Your task is to copy each line that has the word "this".

═══ RECORDS SHOWN

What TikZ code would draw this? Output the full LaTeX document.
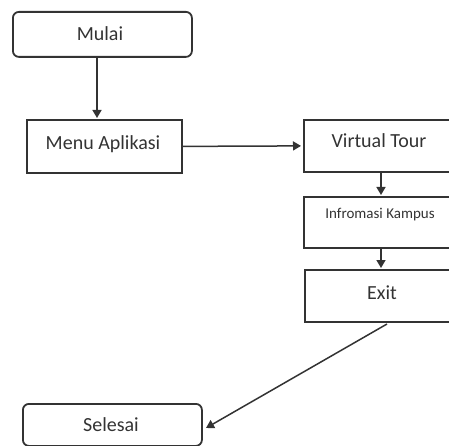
\documentclass[tikz,border=0pt]{standalone}
\usepackage{fontspec}
\setmainfont{Carlito}
\usetikzlibrary{arrows.meta}
\definecolor{ink}{HTML}{333333}
\begin{document}
\begin{tikzpicture}[x=1pt,y=-1pt,
  every node/.style={text=ink},
  boxbase/.style={draw=ink,line width=1.8pt,inner sep=0pt,anchor=north west},
  term/.style={boxbase,rounded corners=6pt},
  proc/.style={boxbase},
  lbl/.style={font=\fontsize{20}{24}\selectfont},
  conn/.style={draw=ink,line width=1.5pt,-{Triangle[length=8pt,width=9pt]}}]
\useasboundingbox (0,0) rectangle (449,446);
\clip (0,0) rectangle (449,446);
% boxes
\node[term,minimum width=179pt,minimum height=45pt] (mulai) at (12,11) {};
\node[proc,minimum width=155pt,minimum height=53pt] (menu) at (26,119) {};
\node[proc,minimum width=154pt,minimum height=52pt] (vt) at (303,119) {};
\node[proc,minimum width=154pt,minimum height=51pt] (info) at (303,196) {};
\node[proc,minimum width=154pt,minimum height=52pt] (exit) at (304,269) {};
\node[term,minimum width=179pt,minimum height=42pt] (selesai) at (22,403) {};
% texts
\node[lbl] (tmulai) at (100,34) {Mulai};
\node[lbl] (tmenu) at (103,144) {Menu Aplikasi};
\node[lbl] (tvt) at (379,141) {Virtual Tour};
\node[font=\fontsize{15}{18}\selectfont] (tinfo) at (380,215) {Infromasi Kampus};
\node[lbl] (texit) at (382,293) {Exit};
\node[lbl] (tsel) at (111,425) {Selesai};
% connectors
\coordinate (a1) at (97,57);
\coordinate (a1e) at (97,118);
\draw[conn] (a1) -- (a1e);
\draw[conn] (menu.east) -- ([xshift=-2pt]vt.west);
\coordinate (b1) at (381,171);
\coordinate (b1e) at (381,195);
\draw[conn] (b1) -- (b1e);
\coordinate (c1) at (381,248);
\coordinate (c1e) at (381,268);
\draw[conn] (c1) -- (c1e);
\coordinate (d1) at (387,324);
\coordinate (d1e) at (206,428);
\draw[conn] (d1) -- (d1e);
\end{tikzpicture}
\end{document}
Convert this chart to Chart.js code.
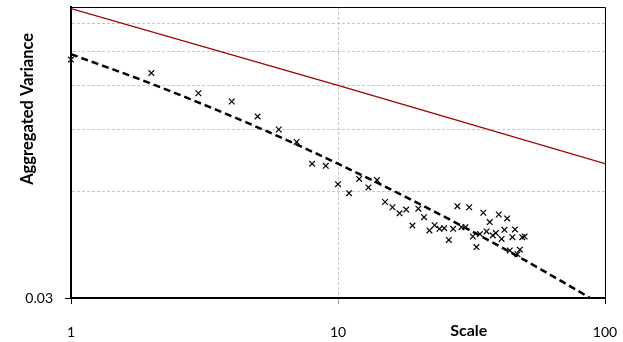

══════

» RESULT:
What TikZ code would draw this? Output the full LaTeX document.
Convert this chart to Chart.js code.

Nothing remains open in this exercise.